══ Provided material

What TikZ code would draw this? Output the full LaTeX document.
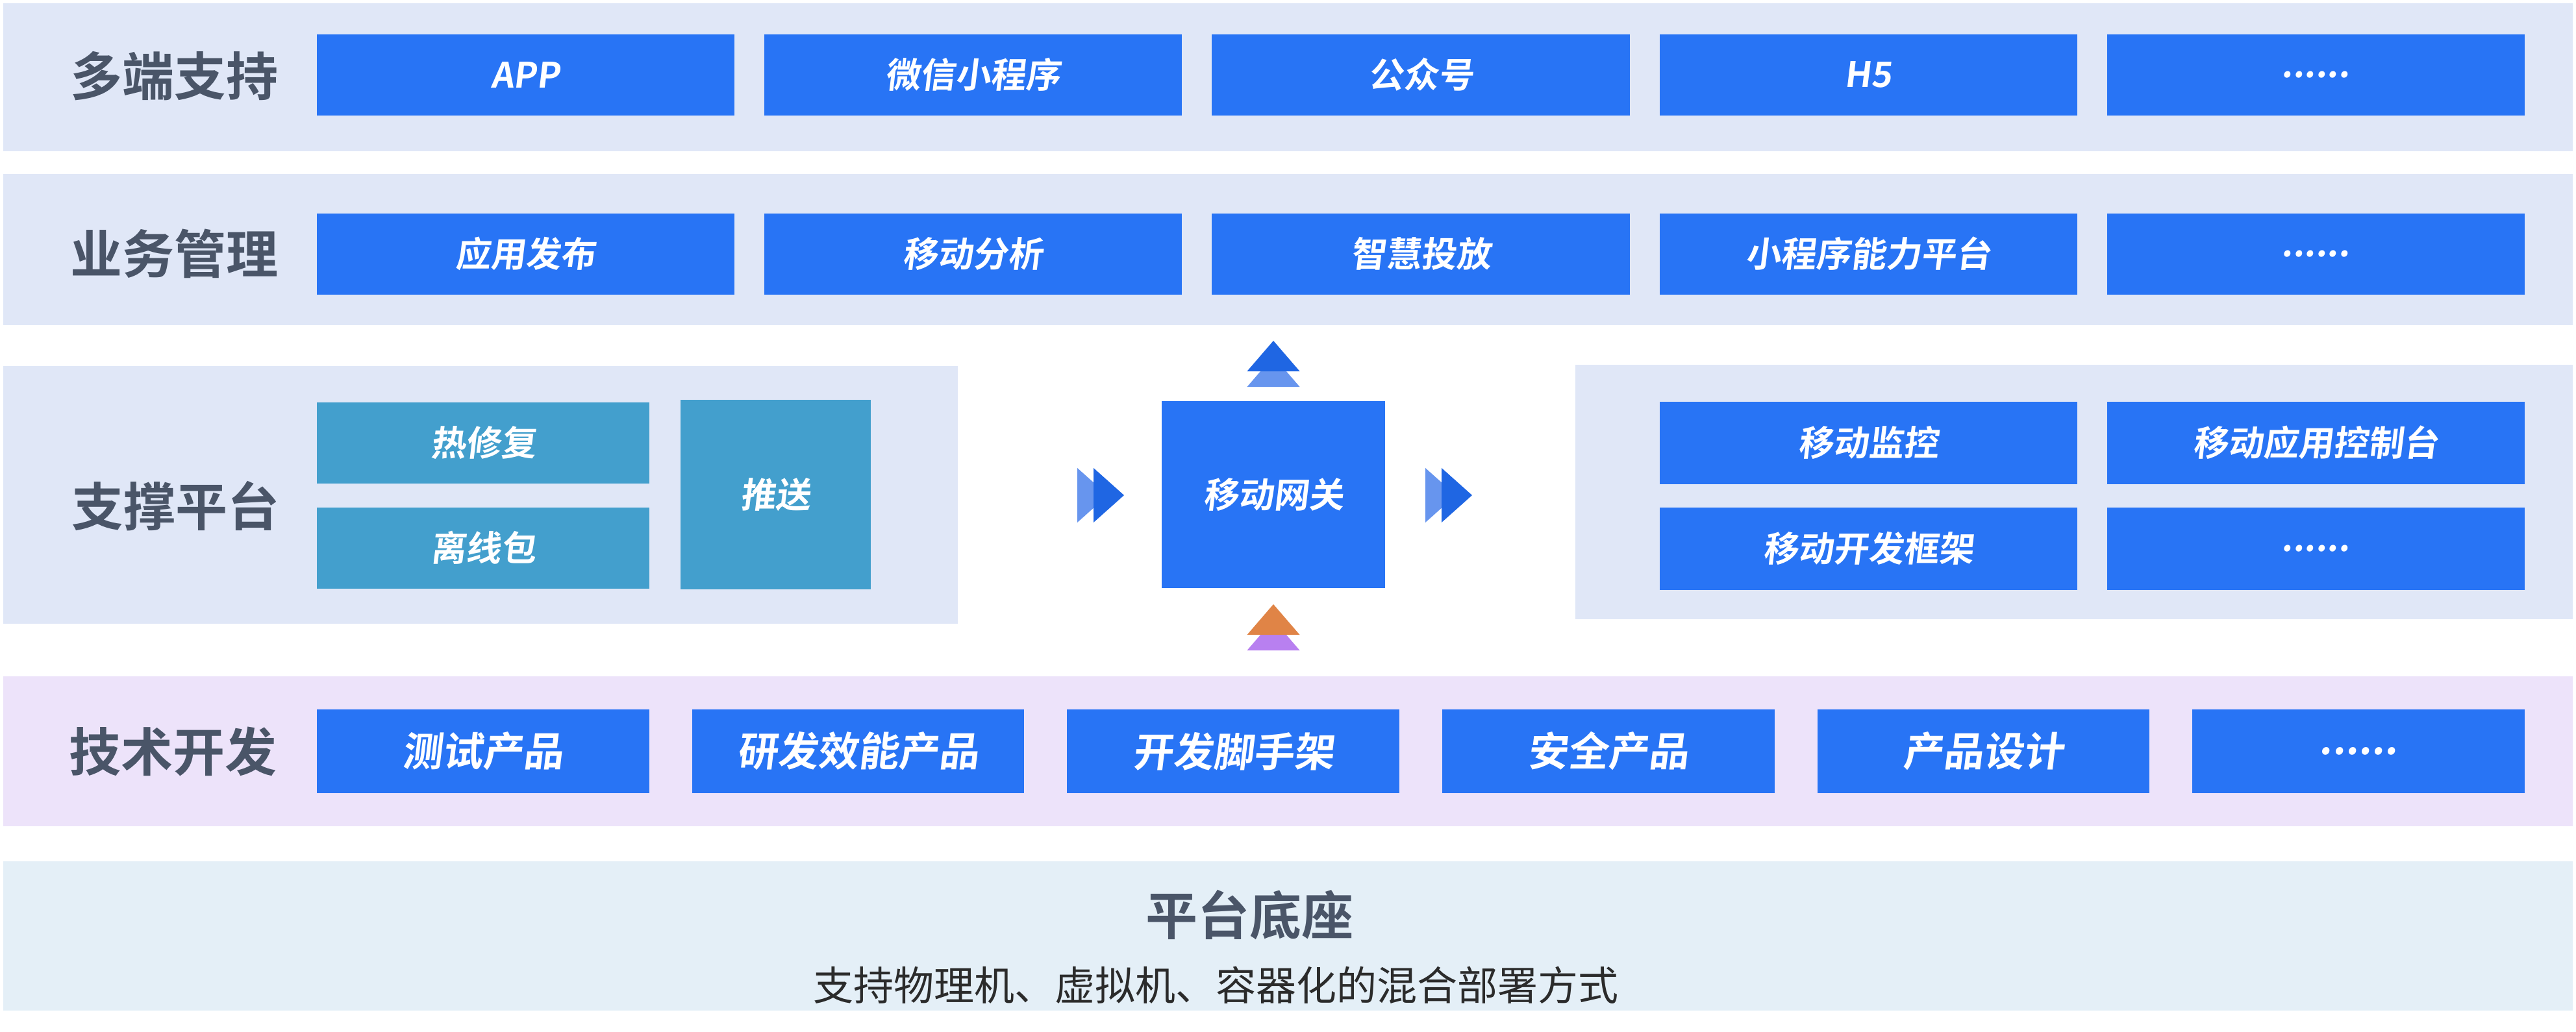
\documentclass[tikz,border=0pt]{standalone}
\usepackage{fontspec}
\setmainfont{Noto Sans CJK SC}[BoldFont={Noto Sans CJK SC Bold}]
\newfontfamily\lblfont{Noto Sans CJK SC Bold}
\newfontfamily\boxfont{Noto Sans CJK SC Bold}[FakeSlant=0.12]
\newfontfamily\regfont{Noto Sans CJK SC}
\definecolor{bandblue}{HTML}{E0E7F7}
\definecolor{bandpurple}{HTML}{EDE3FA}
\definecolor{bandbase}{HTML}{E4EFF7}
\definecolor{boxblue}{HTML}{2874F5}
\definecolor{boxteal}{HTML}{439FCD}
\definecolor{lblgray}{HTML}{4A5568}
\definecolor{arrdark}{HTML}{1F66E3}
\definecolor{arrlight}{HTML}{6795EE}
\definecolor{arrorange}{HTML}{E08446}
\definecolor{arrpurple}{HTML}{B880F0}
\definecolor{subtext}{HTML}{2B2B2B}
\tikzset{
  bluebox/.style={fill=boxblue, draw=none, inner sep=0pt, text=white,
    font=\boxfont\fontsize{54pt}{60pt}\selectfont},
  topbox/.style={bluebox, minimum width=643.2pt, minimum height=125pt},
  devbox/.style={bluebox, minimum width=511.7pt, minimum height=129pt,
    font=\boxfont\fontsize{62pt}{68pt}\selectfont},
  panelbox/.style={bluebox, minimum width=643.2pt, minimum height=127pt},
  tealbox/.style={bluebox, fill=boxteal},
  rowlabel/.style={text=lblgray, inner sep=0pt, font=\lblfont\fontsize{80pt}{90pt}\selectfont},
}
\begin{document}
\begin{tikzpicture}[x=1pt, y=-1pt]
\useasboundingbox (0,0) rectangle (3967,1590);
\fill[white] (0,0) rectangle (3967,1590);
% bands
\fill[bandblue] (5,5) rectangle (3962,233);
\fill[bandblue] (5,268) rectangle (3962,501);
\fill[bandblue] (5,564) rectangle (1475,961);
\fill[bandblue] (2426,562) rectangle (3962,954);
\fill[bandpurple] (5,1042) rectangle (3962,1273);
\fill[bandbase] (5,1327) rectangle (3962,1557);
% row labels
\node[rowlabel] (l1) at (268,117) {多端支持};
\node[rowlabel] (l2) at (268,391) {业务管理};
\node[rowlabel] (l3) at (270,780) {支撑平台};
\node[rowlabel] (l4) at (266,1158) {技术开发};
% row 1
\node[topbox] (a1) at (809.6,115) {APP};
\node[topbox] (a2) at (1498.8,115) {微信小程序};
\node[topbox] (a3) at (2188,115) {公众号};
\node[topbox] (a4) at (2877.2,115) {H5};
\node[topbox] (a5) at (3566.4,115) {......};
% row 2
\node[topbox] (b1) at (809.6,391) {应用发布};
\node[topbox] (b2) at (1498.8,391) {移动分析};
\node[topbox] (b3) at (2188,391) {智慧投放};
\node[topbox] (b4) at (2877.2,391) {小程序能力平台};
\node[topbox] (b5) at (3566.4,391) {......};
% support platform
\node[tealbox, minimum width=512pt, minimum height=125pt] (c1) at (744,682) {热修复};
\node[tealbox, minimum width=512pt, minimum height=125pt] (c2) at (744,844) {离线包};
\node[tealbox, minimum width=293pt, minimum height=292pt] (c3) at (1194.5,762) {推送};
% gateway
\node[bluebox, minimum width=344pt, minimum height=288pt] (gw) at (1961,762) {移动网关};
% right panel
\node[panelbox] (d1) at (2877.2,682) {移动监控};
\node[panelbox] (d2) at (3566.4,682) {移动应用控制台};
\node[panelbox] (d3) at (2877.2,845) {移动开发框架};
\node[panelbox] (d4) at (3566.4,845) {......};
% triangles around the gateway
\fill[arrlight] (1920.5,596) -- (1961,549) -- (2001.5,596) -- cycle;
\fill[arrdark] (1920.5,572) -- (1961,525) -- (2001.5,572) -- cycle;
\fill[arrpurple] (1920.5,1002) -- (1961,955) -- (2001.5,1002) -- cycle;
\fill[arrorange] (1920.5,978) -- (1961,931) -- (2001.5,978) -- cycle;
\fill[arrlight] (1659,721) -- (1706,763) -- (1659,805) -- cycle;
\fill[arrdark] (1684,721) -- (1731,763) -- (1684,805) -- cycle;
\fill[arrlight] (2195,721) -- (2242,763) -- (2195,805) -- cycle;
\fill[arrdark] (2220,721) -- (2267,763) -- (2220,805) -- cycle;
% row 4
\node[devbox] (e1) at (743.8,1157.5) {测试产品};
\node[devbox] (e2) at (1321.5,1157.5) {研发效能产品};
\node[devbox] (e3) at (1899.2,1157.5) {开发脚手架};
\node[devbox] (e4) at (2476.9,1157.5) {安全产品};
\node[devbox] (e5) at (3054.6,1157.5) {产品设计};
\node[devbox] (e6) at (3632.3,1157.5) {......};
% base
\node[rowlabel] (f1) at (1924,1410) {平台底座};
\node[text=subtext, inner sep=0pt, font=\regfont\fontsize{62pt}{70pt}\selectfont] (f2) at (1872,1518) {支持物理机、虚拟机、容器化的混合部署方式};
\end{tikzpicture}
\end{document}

════

- Do this -
Without the images, write out each line of the data verbatim.

- Task output -
What TikZ code would draw this? Output the full LaTeX document.
\documentclass[tikz,border=0pt]{standalone}
\usepackage{fontspec}
\setmainfont{Noto Sans CJK SC}[BoldFont={Noto Sans CJK SC Bold}]
\newfontfamily\lblfont{Noto Sans CJK SC Bold}
\newfontfamily\boxfont{Noto Sans CJK SC Bold}[FakeSlant=0.12]
\newfontfamily\regfont{Noto Sans CJK SC}
\definecolor{bandblue}{HTML}{E0E7F7}
\definecolor{bandpurple}{HTML}{EDE3FA}
\definecolor{bandbase}{HTML}{E4EFF7}
\definecolor{boxblue}{HTML}{2874F5}
\definecolor{boxteal}{HTML}{439FCD}
\definecolor{lblgray}{HTML}{4A5568}
\definecolor{arrdark}{HTML}{1F66E3}
\definecolor{arrlight}{HTML}{6795EE}
\definecolor{arrorange}{HTML}{E08446}
\definecolor{arrpurple}{HTML}{B880F0}
\definecolor{subtext}{HTML}{2B2B2B}
\tikzset{
  bluebox/.style={fill=boxblue, draw=none, inner sep=0pt, text=white,
    font=\boxfont\fontsize{54pt}{60pt}\selectfont},
  topbox/.style={bluebox, minimum width=643.2pt, minimum height=125pt},
  devbox/.style={bluebox, minimum width=511.7pt, minimum height=129pt,
    font=\boxfont\fontsize{62pt}{68pt}\selectfont},
  panelbox/.style={bluebox, minimum width=643.2pt, minimum height=127pt},
  tealbox/.style={bluebox, fill=boxteal},
  rowlabel/.style={text=lblgray, inner sep=0pt, font=\lblfont\fontsize{80pt}{90pt}\selectfont},
}
\begin{document}
\begin{tikzpicture}[x=1pt, y=-1pt]
\useasboundingbox (0,0) rectangle (3967,1590);
\fill[white] (0,0) rectangle (3967,1590);
% bands
\fill[bandblue] (5,5) rectangle (3962,233);
\fill[bandblue] (5,268) rectangle (3962,501);
\fill[bandblue] (5,564) rectangle (1475,961);
\fill[bandblue] (2426,562) rectangle (3962,954);
\fill[bandpurple] (5,1042) rectangle (3962,1273);
\fill[bandbase] (5,1327) rectangle (3962,1557);
% row labels
\node[rowlabel] (l1) at (268,117) {多端支持};
\node[rowlabel] (l2) at (268,391) {业务管理};
\node[rowlabel] (l3) at (270,780) {支撑平台};
\node[rowlabel] (l4) at (266,1158) {技术开发};
% row 1
\node[topbox] (a1) at (809.6,115) {APP};
\node[topbox] (a2) at (1498.8,115) {微信小程序};
\node[topbox] (a3) at (2188,115) {公众号};
\node[topbox] (a4) at (2877.2,115) {H5};
\node[topbox] (a5) at (3566.4,115) {......};
% row 2
\node[topbox] (b1) at (809.6,391) {应用发布};
\node[topbox] (b2) at (1498.8,391) {移动分析};
\node[topbox] (b3) at (2188,391) {智慧投放};
\node[topbox] (b4) at (2877.2,391) {小程序能力平台};
\node[topbox] (b5) at (3566.4,391) {......};
% support platform
\node[tealbox, minimum width=512pt, minimum height=125pt] (c1) at (744,682) {热修复};
\node[tealbox, minimum width=512pt, minimum height=125pt] (c2) at (744,844) {离线包};
\node[tealbox, minimum width=293pt, minimum height=292pt] (c3) at (1194.5,762) {推送};
% gateway
\node[bluebox, minimum width=344pt, minimum height=288pt] (gw) at (1961,762) {移动网关};
% right panel
\node[panelbox] (d1) at (2877.2,682) {移动监控};
\node[panelbox] (d2) at (3566.4,682) {移动应用控制台};
\node[panelbox] (d3) at (2877.2,845) {移动开发框架};
\node[panelbox] (d4) at (3566.4,845) {......};
% triangles around the gateway
\fill[arrlight] (1920.5,596) -- (1961,549) -- (2001.5,596) -- cycle;
\fill[arrdark] (1920.5,572) -- (1961,525) -- (2001.5,572) -- cycle;
\fill[arrpurple] (1920.5,1002) -- (1961,955) -- (2001.5,1002) -- cycle;
\fill[arrorange] (1920.5,978) -- (1961,931) -- (2001.5,978) -- cycle;
\fill[arrlight] (1659,721) -- (1706,763) -- (1659,805) -- cycle;
\fill[arrdark] (1684,721) -- (1731,763) -- (1684,805) -- cycle;
\fill[arrlight] (2195,721) -- (2242,763) -- (2195,805) -- cycle;
\fill[arrdark] (2220,721) -- (2267,763) -- (2220,805) -- cycle;
% row 4
\node[devbox] (e1) at (743.8,1157.5) {测试产品};
\node[devbox] (e2) at (1321.5,1157.5) {研发效能产品};
\node[devbox] (e3) at (1899.2,1157.5) {开发脚手架};
\node[devbox] (e4) at (2476.9,1157.5) {安全产品};
\node[devbox] (e5) at (3054.6,1157.5) {产品设计};
\node[devbox] (e6) at (3632.3,1157.5) {......};
% base
\node[rowlabel] (f1) at (1924,1410) {平台底座};
\node[text=subtext, inner sep=0pt, font=\regfont\fontsize{62pt}{70pt}\selectfont] (f2) at (1872,1518) {支持物理机、虚拟机、容器化的混合部署方式};
\end{tikzpicture}
\end{document}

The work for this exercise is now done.